Fourth graders learn valuable lessons about water

Published 3:36 pm Friday, March 15, 2013

Kevin Morse taught his Fantastic Filtration session reminding students that the more pollution in water, the harder it is to re-use the streams.

Clanton Intermediate fourth grader Abbi Calhoun learned on Friday the importance of keeping water clean.

“I got to see what water looks like when you put a bunch of garbage in it,” Calhoun said. “It was gross.”

Calhoun was among 650 fourth grade students from the county participating in the first annual water festival at Jefferson State Community College campus and the adjoining Clanton Conference and Performing Arts Center.

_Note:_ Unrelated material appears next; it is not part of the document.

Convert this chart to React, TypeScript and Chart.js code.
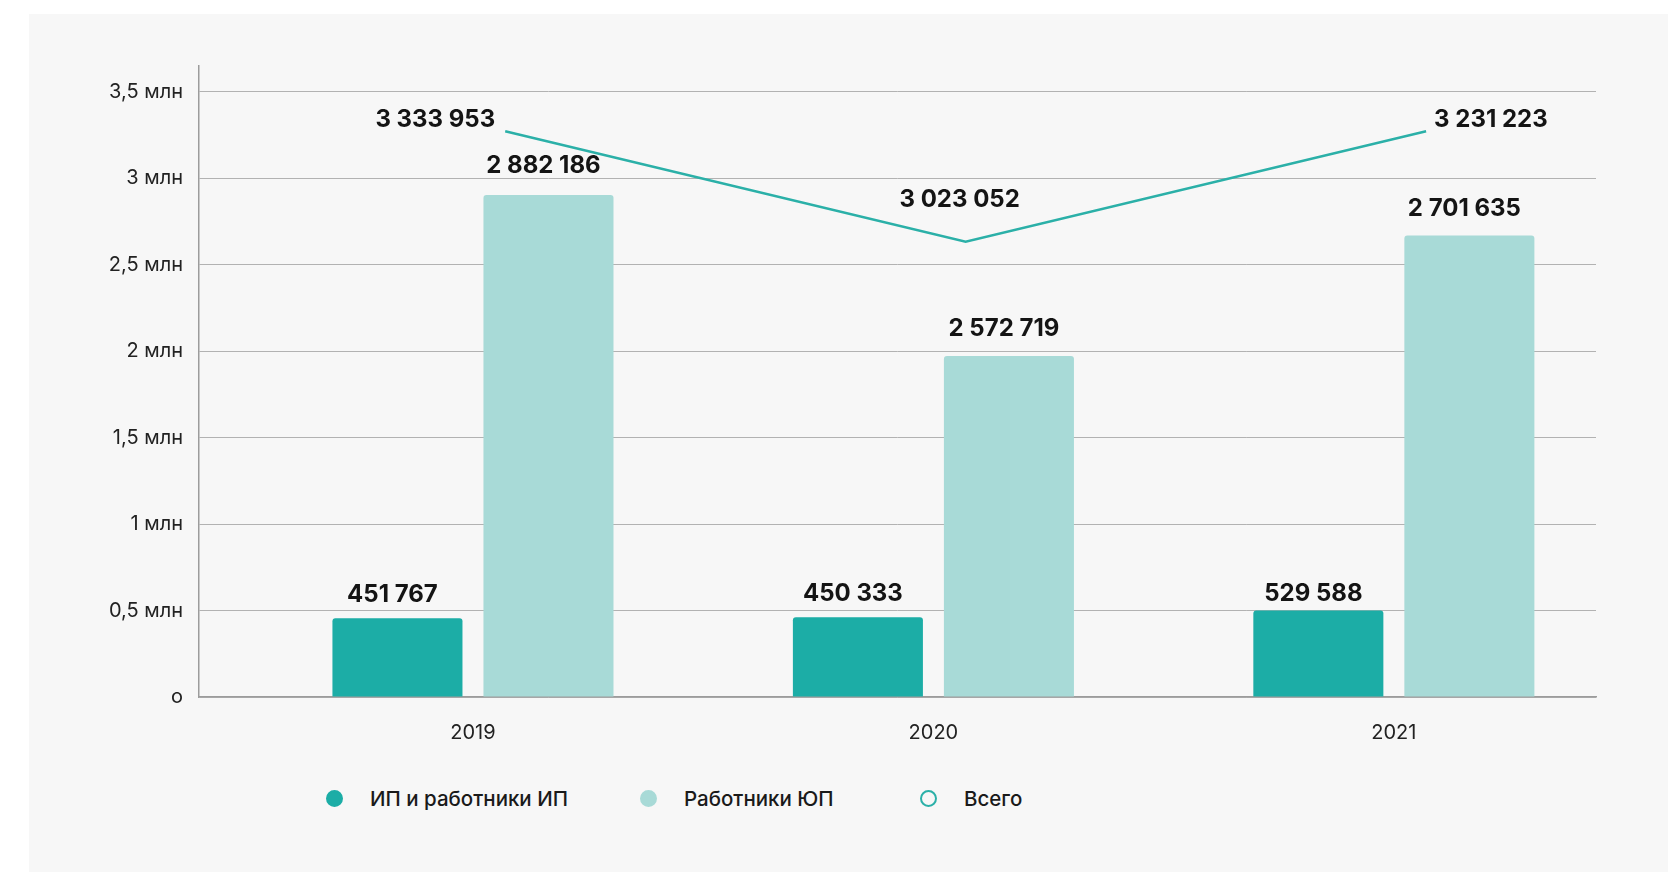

The purpose of the festival was to educate fourth grade students on the importance of water and ways to keep it clean.

Glenn Littleton with the Alabama Clean Water Partnership said the festival is designed to educate kids that everything they do has an effect on water.

“We just want them to be able to come and learn good habits now that they can carry on when they get older,” Littleton said. “Most of the fourth graders cover the water cycle in their school curriculum so the festival provides a more hands-on approach to what they are already learning.”

The festival had three stations: Fantastic Filtration, focusing on teaching students about filtering water; Edible Aquifers, teaching students how water is contaminated; and Water Cycle Bracelets, teaching students to make a bracelet resembling the water cycle.